Homework 1 - text generation

bmeaut / python_nlp_2017_fall

Material for the 2017 fall edition of the course "Introduction to Python and Human Language Technologies" at BME AUT

MIT License

12 stars 13 forks source link

Homework 1 - text generation #3

Open sevinjyolchuyeva opened 7 years ago

sevinjyolchuyeva commented 7 years ago

Could you please write continue with that Exercise 3.2. (Define a text generator function)

word='abcabcda' toy_freqs = count_ngram_freqs("abcabcda", 3) : {'abc': 2, 'bca': 1, 'cab': 1, 'bcd': 1, 'cda': 1}

How should we use probability? That probability is number include [0,1] and what is condition of using it?

DanielLaszlo commented 7 years ago

Based on your example, let's assume that you have the following 2-grams: {'ab': 2, 'bc': 2, 'ca': 1, 'cd': 1, 'da': 1}

So if e.g. you have a sequence 'bc' and you want to generate the next character for this sequence, you just look at the 3-grams, which start with 'bc'. These are: {'bca': 1, 'bcd': 1} and of course you also have among the 2-grams: {'bc': 2} so the probability of generating the character 'a' given the sequence 'bc' is defined as: P(a|bc) = freq(bca) / freq(bc) = 1 / 2 Similarly the probability of generating the character 'd' given 'bc' is: P(d|bc) = freq(bcd) / freq(bc) = 1 / 2

So whenever you encounter that the already generated sequence ends with 'bc' half the time you should generate the character 'a' and the other half the character 'd'.

sevinjyolchuyeva commented 7 years ago

Thank for answering. In that situation, function output should be 'bcd' or 'bca' ? It means, we had 2-grams and we generated 3-grams. Is it true? For the exercise, gen = generate_text("abc", 5, toy_freqs, 3) means that we should generate 5-grams given 3-grams ( or 2-grams) ??
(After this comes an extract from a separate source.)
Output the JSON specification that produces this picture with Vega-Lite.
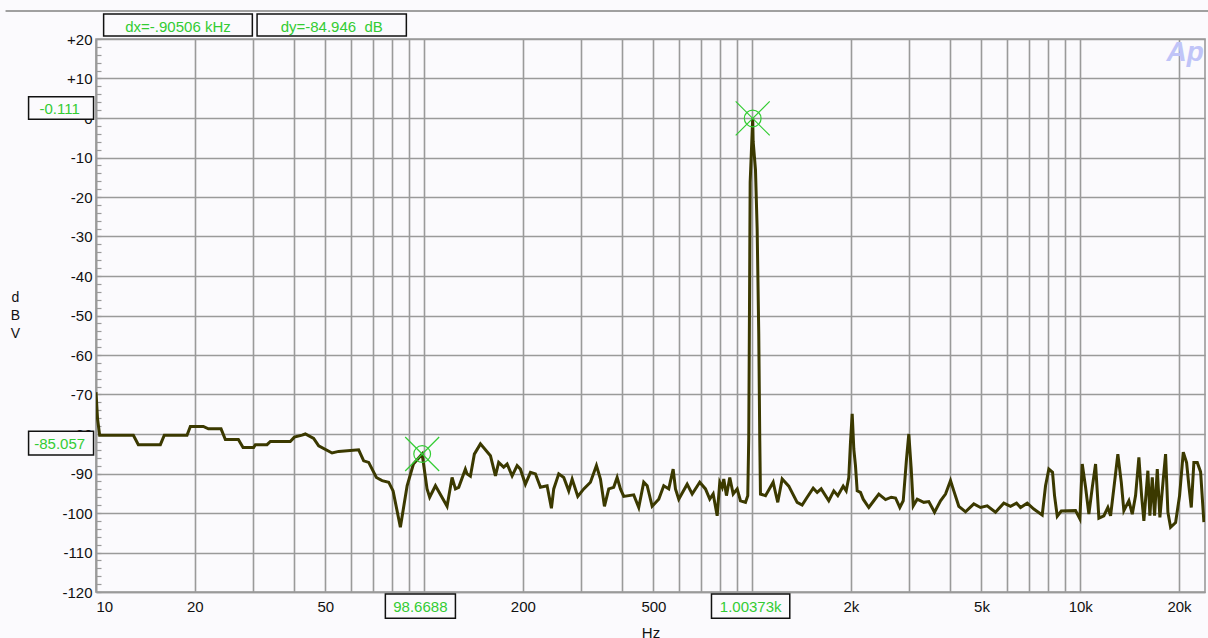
{
  "$schema": "https://vega.github.io/schema/vega-lite/v6.json",
  "autosize": {"type": "none"},
  "padding": {"left": 96, "top": 39, "right": 3, "bottom": 46},
  "width": 1109,
  "height": 553,
  "background": "#fbfafd",
  "view": {"stroke": "#9a9a9a", "strokeWidth": 1.6},
  "config": {"font": "Liberation Sans"},
  "datasets": {
    "spectrum": [
      {"f":10,"db":-69.4},{"f":10.11,"db":-76.2},{"f":10.26,"db":-80.3},{"f":13.0,"db":-80.3},{"f":13.46,"db":-82.7},{"f":15.71,"db":-82.7},{"f":16.15,"db":-80.3},{"f":18.94,"db":-80.3},{"f":19.39,"db":-78.1},{"f":21.24,"db":-78.1},{"f":22.0,"db":-78.7},{"f":24.05,"db":-78.7},{"f":24.79,"db":-81.4},{"f":27.16,"db":-81.4},{"f":28.07,"db":-83.4},{"f":30.23,"db":-83.4},{"f":30.6,"db":-82.7},{"f":33.21,"db":-82.7},{"f":34.0,"db":-81.9},{"f":39.1,"db":-81.9},{"f":40.23,"db":-80.8},{"f":42.46,"db":-80.3},{"f":43.46,"db":-80.0},{"f":46.07,"db":-81.1},{"f":47.72,"db":-83.0},{"f":52.43,"db":-84.8},{"f":54.91,"db":-84.4},{"f":63.18,"db":-84.0},{"f":65.45,"db":-86.8},{"f":67.79,"db":-87.2},{"f":71.55,"db":-91.0},{"f":74.47,"db":-91.8},{"f":78.0,"db":-92.2},{"f":80.45,"db":-94.4},{"f":84.67,"db":-103.6},{"f":88.77,"db":-93.1},{"f":92.78,"db":-87.6},{"f":98.67,"db":-85.06},{"f":102.1,"db":-93.9},{"f":104.0,"db":-96.0},{"f":108.3,"db":-93.1},{"f":117.5,"db":-98.3},{"f":121.7,"db":-91.0},{"f":124.6,"db":-93.9},{"f":127.5,"db":-93.5},{"f":133.6,"db":-88.9},{"f":135.2,"db":-90.1},{"f":138.4,"db":-90.7},{"f":142.3,"db":-85.1},{"f":148.5,"db":-82.5},{"f":159.3,"db":-85.5},{"f":165.0,"db":-90.6},{"f":168.8,"db":-87.2},{"f":174.8,"db":-88.4},{"f":179.1,"db":-87.6},{"f":185.5,"db":-90.6},{"f":192.1,"db":-88.0},{"f":196.6,"db":-88.9},{"f":203.6,"db":-92.7},{"f":211.0,"db":-89.7},{"f":218.5,"db":-90.1},{"f":226.3,"db":-93.5},{"f":237.1,"db":-93.1},{"f":244.4,"db":-98.8},{"f":248.4,"db":-93.9},{"f":257.3,"db":-90.1},{"f":266.5,"db":-91.0},{"f":276.0,"db":-94.4},{"f":282.7,"db":-91.4},{"f":294.1,"db":-95.8},{"f":306.7,"db":-93.9},{"f":321.4,"db":-92.2},{"f":335.2,"db":-88.0},{"f":344.8,"db":-91.4},{"f":354.6,"db":-98.3},{"f":365.5,"db":-93.9},{"f":378.4,"db":-93.5},{"f":387.6,"db":-91.0},{"f":396.7,"db":-93.9},{"f":406.0,"db":-95.8},{"f":435.5,"db":-95.4},{"f":451.1,"db":-98.6},{"f":467.2,"db":-92.2},{"f":478.6,"db":-93.1},{"f":495.6,"db":-98.3},{"f":519.1,"db":-96.5},{"f":537.7,"db":-93.1},{"f":556.9,"db":-93.9},{"f":574.3,"db":-88.9},{"f":583.7,"db":-93.9},{"f":597.3,"db":-96.5},{"f":633.6,"db":-92.7},{"f":656.3,"db":-95.2},{"f":692.2,"db":-92.2},{"f":720.5,"db":-93.9},{"f":742.6,"db":-96.5},{"f":760.6,"db":-95.2},{"f":782.2,"db":-100.7},{"f":796.6,"db":-92.2},{"f":810.1,"db":-93.5},{"f":819.3,"db":-91.4},{"f":834.9,"db":-95.6},{"f":854.5,"db":-91.0},{"f":875.2,"db":-95.2},{"f":900.1,"db":-93.9},{"f":921.1,"db":-96.9},{"f":954.1,"db":-97.3},{"f":969.6,"db":-95.6},{"f":976.3,"db":-80.8},{"f":981.3,"db":-48.4},{"f":986.0,"db":-16.3},{"f":1003.73,"db":-0.111},{"f":1007.0,"db":-6.0},{"f":1023.5,"db":-13.1},{"f":1035.6,"db":-28.1},{"f":1047.3,"db":-54.7},{"f":1054.8,"db":-81.7},{"f":1060,"db":-95.2},{"f":1098,"db":-95.6},{"f":1158.8,"db":-92.2},{"f":1177.6,"db":-94.8},{"f":1196.7,"db":-97.3},{"f":1234.4,"db":-91.4},{"f":1292.9,"db":-93.2},{"f":1371.3,"db":-97.3},{"f":1420.2,"db":-98.0},{"f":1471.0,"db":-96.0},{"f":1534.6,"db":-93.7},{"f":1578.3,"db":-94.8},{"f":1623.2,"db":-93.9},{"f":1711.9,"db":-96.9},{"f":1773.3,"db":-94.4},{"f":1823.8,"db":-95.6},{"f":1894.0,"db":-93.2},{"f":1934.5,"db":-94.4},{"f":1970.0,"db":-91.0},{"f":1993.7,"db":-82.1},{"f":2017.7,"db":-74.9},{"f":2040.6,"db":-83.8},{"f":2064.7,"db":-88.0},{"f":2089.6,"db":-94.4},{"f":2138.8,"db":-94.8},{"f":2179.6,"db":-96.5},{"f":2267.1,"db":-98.6},{"f":2347.9,"db":-96.9},{"f":2432.0,"db":-95.2},{"f":2549.6,"db":-96.6},{"f":2653.7,"db":-96.0},{"f":2735.0,"db":-96.2},{"f":2818.4,"db":-98.6},{"f":2886.9,"db":-96.9},{"f":2954.1,"db":-86.3},{"f":3002.1,"db":-80.0},{"f":3053.6,"db":-88.9},{"f":3096.7,"db":-98.2},{"f":3184.3,"db":-96.5},{"f":3335.8,"db":-97.3},{"f":3454.6,"db":-97.1},{"f":3595.8,"db":-99.8},{"f":3750.6,"db":-96.9},{"f":3884.2,"db":-95.2},{"f":4023.3,"db":-91.8},{"f":4117.0,"db":-94.4},{"f":4264.4,"db":-98.3},{"f":4469.5,"db":-99.7},{"f":4737.6,"db":-97.7},{"f":4965.5,"db":-98.6},{"f":5205.3,"db":-98.2},{"f":5516.6,"db":-99.8},{"f":5847.6,"db":-97.5},{"f":6129.1,"db":-98.3},{"f":6393.7,"db":-97.5},{"f":6575.9,"db":-98.6},{"f":6892.3,"db":-97.5},{"f":7218.8,"db":-99.0},{"f":7656.8,"db":-100.5},{"f":7837.4,"db":-93.1},{"f":8021.7,"db":-88.9},{"f":8231.5,"db":-89.7},{"f":8348.0,"db":-95.6},{"f":8509.1,"db":-100.8},{"f":8751.5,"db":-99.5},{"f":9675.3,"db":-99.4},{"f":9972.4,"db":-101.5},{"f":10141,"db":-87.6},{"f":10380,"db":-93.5},{"f":10623,"db":-100.3},{"f":10880,"db":-93.5},{"f":11135,"db":-87.6},{"f":11396,"db":-101.3},{"f":11803,"db":-100.7},{"f":12136,"db":-98.6},{"f":12370,"db":-100.7},{"f":12723,"db":-92.2},{"f":13019,"db":-85.1},{"f":13335,"db":-92.2},{"f":13580,"db":-99.4},{"f":14066,"db":-96.9},{"f":14405,"db":-100.3},{"f":14743,"db":-95.6},{"f":15090,"db":-85.9},{"f":15378,"db":-95.6},{"f":15628,"db":-102.0},{"f":16073,"db":-89.3},{"f":16300,"db":-100.7},{"f":16577,"db":-91.0},{"f":16846,"db":-100.7},{"f":17171,"db":-88.9},{"f":17487,"db":-101.1},{"f":17907,"db":-91.4},{"f":18200,"db":-85.1},{"f":18497,"db":-99.8},{"f":18850,"db":-103.6},{"f":19525,"db":-102.4},{"f":20078,"db":-95.6},{"f":20606,"db":-84.6},{"f":21090,"db":-87.2},{"f":21433,"db":-93.1},{"f":21797,"db":-98.6},{"f":22197,"db":-87.2},{"f":22734,"db":-87.2},{"f":23270,"db":-89.6},{"f":23813,"db":-102.3}
    ],
    "frame": [{"f": 5.3, "f2": 25000, "db": 27.1}],
    "boxes": [
      {"f": 10.55, "f2": 29.96, "db": 26.33, "db2": 20.76},
      {"f": 30.97, "f2": 88.3, "db": 26.33, "db2": 20.76},
      {"f": 6.23, "f2": 9.83, "db": 5.39, "db2": -0.33},
      {"f": 6.23, "f2": 9.83, "db": -79.32, "db2": -85.32},
      {"f": 76.2, "f2": 124.6, "db": -120.5, "db2": -126.66},
      {"f": 751.6, "f2": 1302, "db": -120.5, "db2": -126.66}
    ],
    "boxtext": [
      {"f": 17.78, "db": 23.1, "label": "dx=-.90506 kHz"},
      {"f": 52.3, "db": 23.1, "label": "dy=-84.946\u00a0 dB"},
      {"f": 7.75, "db": 2.3, "label": "-0.111"},
      {"f": 7.75, "db": -82.5, "label": "-85.057"},
      {"f": 97.43, "db": -123.8, "label": "98.6688"},
      {"f": 989.5, "db": -123.8, "label": "1.00373k"}
    ],
    "cursors": [{"f": 98.6688, "db": -85.057}, {"f": 1003.73, "db": -0.111}],
    "logo": [{"f": 20870, "db": 14.4, "label": "Ap"}]
  },
  "encoding": {
    "x": {
      "field": "f", "type": "quantitative",
      "scale": {"type": "log", "domain": [10, 24000], "nice": false},
      "axis": {
        "values": [10,20,30,40,50,60,70,80,90,100,200,300,400,500,600,700,800,900,1000,2000,3000,4000,5000,6000,7000,8000,9000,10000,20000],
        "labelExpr": "indexof([10,20,50,200,500,2000,5000,10000,20000], datum.value) >= 0 ? (datum.value >= 1000 ? (datum.value/1000) + 'k' : '' + datum.value) : ''",
        "ticks": false, "grid": true, "gridColor": "#9a9a9a", "gridWidth": 1.6,
        "domainColor": "#9a9a9a", "domainWidth": 1.6,
        "labelFontSize": 15, "labelColor": "#111111", "labelPadding": 7, "labelFlush": true, "labelOverlap": false,
        "title": "Hz", "titleFontSize": 15, "titleFontWeight": "normal", "titleColor": "#111111", "titlePadding": 11
      }
    },
    "y": {
      "field": "db", "type": "quantitative",
      "scale": {"domain": [-120, 20], "nice": false, "zero": false},
      "axis": {
        "values": [-120,-118,-116,-114,-112,-110,-108,-106,-104,-102,-100,-98,-96,-94,-92,-90,-88,-86,-84,-82,-80,-78,-76,-74,-72,-70,-68,-66,-64,-62,-60,-58,-56,-54,-52,-50,-48,-46,-44,-42,-40,-38,-36,-34,-32,-30,-28,-26,-24,-22,-20,-18,-16,-14,-12,-10,-8,-6,-4,-2,0,2,4,6,8,10,12,14,16,18,20],
        "labelExpr": "datum.value % 10 === 0 ? (datum.value > 0 ? '+' + datum.value : '' + datum.value) : ''",
        "grid": true, "gridColor": "#9a9a9a", "gridWidth": 1.6,
        "gridOpacity": {"condition": {"test": "datum.value % 10 === 0", "value": 1}, "value": 0},
        "ticks": true, "tickSize": -5, "tickColor": "#9a9a9a", "tickWidth": 1.2,
        "domainColor": "#9a9a9a", "domainWidth": 1.6,
        "labelFontSize": 15, "labelColor": "#111111", "labelPadding": 9, "labelOverlap": false,
        "title": ["d", "B", "V"], "titleAngle": 0, "titleX": -81, "titleY": 258,
        "titleAlign": "center", "titleBaseline": "middle", "titleLineHeight": 18,
        "titleFontSize": 14, "titleFontWeight": "normal", "titleColor": "#111111"
      }
    }
  },
  "layer": [
    {"data": {"name": "spectrum"}, "mark": {"type": "line", "color": "#3b3900", "strokeWidth": 3, "clip": true}},
    {"data": {"name": "frame"}, "mark": {"type": "rule", "color": "#a0a0a0", "strokeWidth": 2}, "encoding": {"x2": {"field": "f2"}}},
    {"data": {"name": "boxes"}, "mark": {"type": "rect", "fill": "#fbfafd", "stroke": "#111111", "strokeWidth": 1.5}, "encoding": {"x2": {"field": "f2"}, "y2": {"field": "db2"}}},
    {"data": {"name": "boxtext"}, "mark": {"type": "text", "color": "#33cc33", "fontSize": 15, "align": "center", "baseline": "middle"}, "encoding": {"text": {"field": "label"}}},
    {"data": {"name": "cursors"}, "mark": {"type": "point", "shape": "circle", "filled": false, "color": "#33cc33", "size": 280, "strokeWidth": 1.2, "opacity": 1}},
    {"data": {"name": "cursors"}, "mark": {"type": "point", "shape": "M-1,-1L1,1M-1,1L1,-1", "filled": false, "color": "#33cc33", "size": 1156, "strokeWidth": 1.2, "opacity": 1}},
    {"data": {"name": "logo"}, "mark": {"type": "text", "color": "#c0c4f8", "fontSize": 28, "fontWeight": "bold", "fontStyle": "italic", "align": "center", "baseline": "alphabetic"}, "encoding": {"text": {"field": "label"}}}
  ]
}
juditacs commented 7 years ago

Not exactly.

5 is the length of the desired output. It could be much longer than 5 and you should test your solution for larger values such as 200 or 300.

N is the base of the generation. If N=3 and the string ends with bc then the distribution used for sampling the next character is the distribution of all trigrams (3-grams) that start with bc. Changing @DanLszl example a little bit, let's assume that we find the following trigrams starting with bc:

{'bca': 2, 'bcb': 1, 'bcc': 1}

you should generate a with probability 0.5 and b and c with probability 0.25 each (so a is generated 1 out of 2 times and b and c 1 out of 4 times on average). I changed the example to demonstrate that uniform sampling is NOT correct, not all trigrams are equally probable.

You don't need to and shouldn't generate longer n-grams than N.

sevinjyolchuyeva commented 7 years ago

Thank so much.